Ellen was christened on March 25, 1638. Her mother was Margary Smith and her father was John Pemberton. The Eccles parish records made it quite clear that she was illegitimate. And that made her early life very difficult. Her maternal grandmother, Anne Smith, died less than a year after Ellen was christened. Her maternal grandfather was the clerk of Eccles Parish at the time of Ellen’s birth, an important hereditary position within the Church hierarchy and likely had neither time nor inclination to worry about the illegitimate child of his daughter. Ellen’s mother also died when Ellen was quite young so it was left to the Pemberton family, primarily Ralph and Margaret Seddon Pemberton, to raise her. That turned out to be the most significant circumstance to define her spiritual life.

Ellen did not mention her father, John Pemberton, but she did talk a lot about the Pemberton family, whom she dearly loved. Ralph and Margaret Pemberton had three sons: Phineas, Joseph and Robert. She was particular fond of Ralph Pemberton’s son Phineas who was technically her cousin but she thought of him as a younger brother – he was only about 10 years old when Ellen was sent to Lancashire Prison.

What made the Pemberton family so important to her was their enthusiastic embrace of the new religious movement started by John Fox in Lancashire, the Society of Friends or as others called it, “Quakers”. Ellen and her new husband, John Allred, had been married less than a year. Twenty-two year old Ellen glowed with anticipation when she confided in her newly found friend, Mary Mosse, she was pretty sure she was pregnant and, if it was a girl, she would name her Mary.
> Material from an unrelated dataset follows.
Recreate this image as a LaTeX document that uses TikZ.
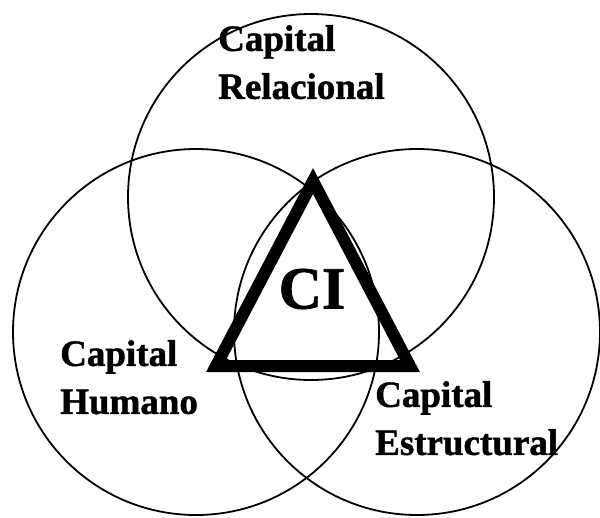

It is time to leave Lancashire Castle and return home. The nice part about Time Travel is that after you return to the present, you can, like Paul Harvey, learn “the rest of the story”. It was easily established that within months of the time Ellen was in Lancashire prison, her and John Allred’s daughter Mary would be born. And even before Mary made her way into the world, Ellen’s husband, John, would also spend some time in Lancashire prison for the crime of attending a Quaker meeting and refusing to sign an oath of allegiance to the King. Just over a hundred years later, Ellen and John’s story along with thousands of others would result in the adoption of a Constitution by their descendants guaranteeing Freedom of Religion in the United States.